Stated goal: Give back the full listing, character for character, with no pictures.

--- Begin Material for this task ---

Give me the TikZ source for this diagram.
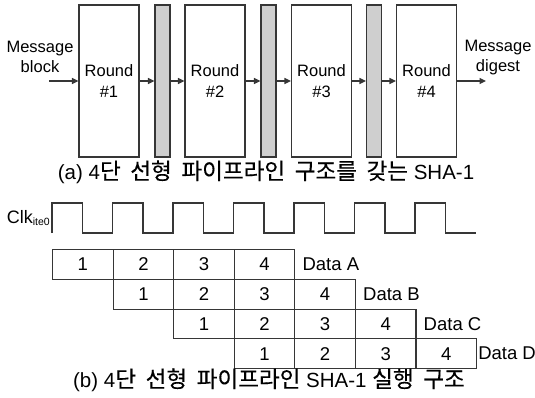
\documentclass[tikz,border=0pt]{standalone}
\usepackage{fontspec}
\setmainfont{Liberation Sans}
\newfontfamily\kr[WordSpace=1.9,Scale=1.1,FakeBold=0.3]{Noto Sans CJK KR}
\usetikzlibrary{arrows.meta}
\definecolor{ink}{HTML}{363636}
\definecolor{regfill}{HTML}{CFCFCF}
\begin{document}
\begin{tikzpicture}[x=1pt,y=-1pt,
  roundbox/.style={draw=ink, line width=1.1pt, fill=white, minimum width=60pt,
    minimum height=152pt, inner sep=0pt, align=center,
    font=\fontsize{16.5}{21}\selectfont},
  regbar/.style={draw=ink, line width=1.1pt, fill=regfill, minimum width=15pt,
    minimum height=152pt, inner sep=0pt},
  flow/.style={draw=ink, line width=1.1pt, -{Triangle[length=6.5pt,width=6pt]}},
  iolabel/.style={align=center, inner sep=0pt, font=\fontsize{16.5}{20}\selectfont},
  caption/.style={inner sep=0pt, font=\fontsize{20.5}{24}\selectfont},
  cell/.style={draw=ink, line width=1.1pt, minimum width=60.57pt,
    minimum height=29.75pt, inner sep=0pt, anchor=north west,
    font=\fontsize{18.5}{20}\selectfont},
  datalabel/.style={inner sep=0pt, anchor=west, font=\fontsize{18.5}{20}\selectfont},
  clk/.style={draw=ink, line width=1.1pt}
]
\useasboundingbox (0,0) rectangle (535,398);

% ---- (a) four-stage linear pipeline ----
\node[roundbox] (r1) at (109,81) {Round\\\#1};
\node[regbar]   (g1) at (162.5,81) {};
\node[roundbox] (r2) at (215,81) {Round\\\#2};
\node[regbar]   (g2) at (268.5,81) {};
\node[roundbox] (r3) at (321.5,81) {Round\\\#3};
\node[regbar]   (g3) at (374,81) {};
\node[roundbox] (r4) at (426.5,81) {Round\\\#4};

\node[iolabel] (min) at (40,57) {Message\\block};
\node[iolabel] (mout) at (498,58) {Message\\digest};
\coordinate (inend) at (49,81);
\coordinate (outend) at (486,81);

\draw[flow] (inend) -- (r1.west);
\draw[flow] (r1.east) -- (g1.west);
\draw[flow] (g1.east) -- (r2.west);
\draw[flow] (r2.east) -- (g2.west);
\draw[flow] (g2.east) -- (r3.west);
\draw[flow] (r3.east) -- (g3.west);
\draw[flow] (g3.east) -- (r4.west);
\draw[flow] (r4.east) -- (outend);

\node[caption] (capa) at (266,172) {(a) 4{\kr 단 선형 파이프라인 구조를 갖는} SHA-1};

% ---- (b) execution timing ----
\node[inner sep=0pt, anchor=base east, font=\fontsize{18}{20}\selectfont] (clkl) at (50,223)
  {Clk{\fontsize{10.5}{10}\selectfont\raisebox{-2.5pt}{ite0}}};
\draw[clk] (52,233) -- (52,203) -- (82.5,203) -- (82.5,233)
  -- (112.5,233) -- (112.5,203) -- (143,203) -- (143,233)
  -- (173,233) -- (173,203) -- (203.5,203) -- (203.5,233)
  -- (233.5,233) -- (233.5,203) -- (264,203) -- (264,233)
  -- (294,233) -- (294,203) -- (324.5,203) -- (324.5,233)
  -- (354.5,233) -- (354.5,203) -- (385,203) -- (385,233)
  -- (415,233) -- (415,203) -- (445.5,203) -- (445.5,233)
  -- (476,233);

\foreach \r in {0,...,3}{
  \foreach \k in {1,...,4}{
    \pgfmathtruncatemacro{\j}{\r+\k-1}
    \node[cell] (c\r\j) at ({52+60.57*\j},{249+29.75*\r}) {\k};
  }
}

\node[datalabel] (dA) at ([xshift=7pt]c03.east) {Data A};
\node[datalabel] (dB) at ([xshift=7pt]c14.east) {Data B};
\node[datalabel] (dC) at ([xshift=7pt]c25.east) {Data C};
\node[datalabel] (dD) at ([xshift=1pt]c36.east) {Data D};

\node[caption] (capb) at (269,380) {(b) 4{\kr 단 선형 파이프라인} SHA-1 {\kr 실행 구조}};
\end{tikzpicture}
\end{document}
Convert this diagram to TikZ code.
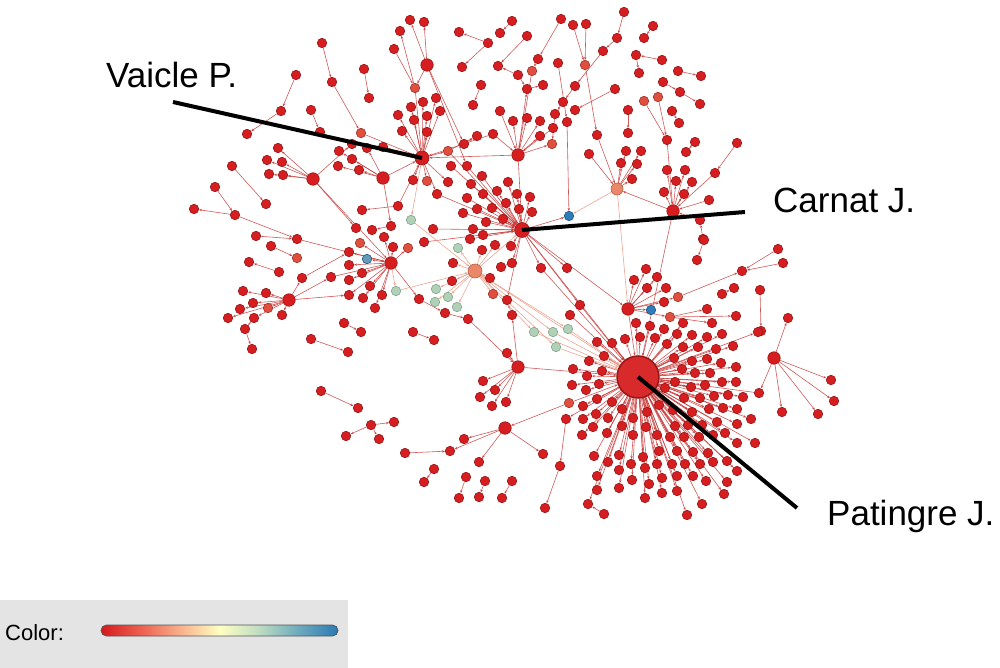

--- End Material for this task ---

Written reply:
Give me the TikZ source for this diagram.
\documentclass[tikz,border=0pt]{standalone}
\usepackage{fontspec}
\setmainfont{Liberation Sans}
\newfontfamily\kr[WordSpace=1.9,Scale=1.1,FakeBold=0.3]{Noto Sans CJK KR}
\usetikzlibrary{arrows.meta}
\definecolor{ink}{HTML}{363636}
\definecolor{regfill}{HTML}{CFCFCF}
\begin{document}
\begin{tikzpicture}[x=1pt,y=-1pt,
  roundbox/.style={draw=ink, line width=1.1pt, fill=white, minimum width=60pt,
    minimum height=152pt, inner sep=0pt, align=center,
    font=\fontsize{16.5}{21}\selectfont},
  regbar/.style={draw=ink, line width=1.1pt, fill=regfill, minimum width=15pt,
    minimum height=152pt, inner sep=0pt},
  flow/.style={draw=ink, line width=1.1pt, -{Triangle[length=6.5pt,width=6pt]}},
  iolabel/.style={align=center, inner sep=0pt, font=\fontsize{16.5}{20}\selectfont},
  caption/.style={inner sep=0pt, font=\fontsize{20.5}{24}\selectfont},
  cell/.style={draw=ink, line width=1.1pt, minimum width=60.57pt,
    minimum height=29.75pt, inner sep=0pt, anchor=north west,
    font=\fontsize{18.5}{20}\selectfont},
  datalabel/.style={inner sep=0pt, anchor=west, font=\fontsize{18.5}{20}\selectfont},
  clk/.style={draw=ink, line width=1.1pt}
]
\useasboundingbox (0,0) rectangle (535,398);

% ---- (a) four-stage linear pipeline ----
\node[roundbox] (r1) at (109,81) {Round\\\#1};
\node[regbar]   (g1) at (162.5,81) {};
\node[roundbox] (r2) at (215,81) {Round\\\#2};
\node[regbar]   (g2) at (268.5,81) {};
\node[roundbox] (r3) at (321.5,81) {Round\\\#3};
\node[regbar]   (g3) at (374,81) {};
\node[roundbox] (r4) at (426.5,81) {Round\\\#4};

\node[iolabel] (min) at (40,57) {Message\\block};
\node[iolabel] (mout) at (498,58) {Message\\digest};
\coordinate (inend) at (49,81);
\coordinate (outend) at (486,81);

\draw[flow] (inend) -- (r1.west);
\draw[flow] (r1.east) -- (g1.west);
\draw[flow] (g1.east) -- (r2.west);
\draw[flow] (r2.east) -- (g2.west);
\draw[flow] (g2.east) -- (r3.west);
\draw[flow] (r3.east) -- (g3.west);
\draw[flow] (g3.east) -- (r4.west);
\draw[flow] (r4.east) -- (outend);

\node[caption] (capa) at (266,172) {(a) 4{\kr 단 선형 파이프라인 구조를 갖는} SHA-1};

% ---- (b) execution timing ----
\node[inner sep=0pt, anchor=base east, font=\fontsize{18}{20}\selectfont] (clkl) at (50,223)
  {Clk{\fontsize{10.5}{10}\selectfont\raisebox{-2.5pt}{ite0}}};
\draw[clk] (52,233) -- (52,203) -- (82.5,203) -- (82.5,233)
  -- (112.5,233) -- (112.5,203) -- (143,203) -- (143,233)
  -- (173,233) -- (173,203) -- (203.5,203) -- (203.5,233)
  -- (233.5,233) -- (233.5,203) -- (264,203) -- (264,233)
  -- (294,233) -- (294,203) -- (324.5,203) -- (324.5,233)
  -- (354.5,233) -- (354.5,203) -- (385,203) -- (385,233)
  -- (415,233) -- (415,203) -- (445.5,203) -- (445.5,233)
  -- (476,233);

\foreach \r in {0,...,3}{
  \foreach \k in {1,...,4}{
    \pgfmathtruncatemacro{\j}{\r+\k-1}
    \node[cell] (c\r\j) at ({52+60.57*\j},{249+29.75*\r}) {\k};
  }
}

\node[datalabel] (dA) at ([xshift=7pt]c03.east) {Data A};
\node[datalabel] (dB) at ([xshift=7pt]c14.east) {Data B};
\node[datalabel] (dC) at ([xshift=7pt]c25.east) {Data C};
\node[datalabel] (dD) at ([xshift=1pt]c36.east) {Data D};

\node[caption] (capb) at (269,380) {(b) 4{\kr 단 선형 파이프라인} SHA-1 {\kr 실행 구조}};
\end{tikzpicture}
\end{document}
Convert this diagram to TikZ code.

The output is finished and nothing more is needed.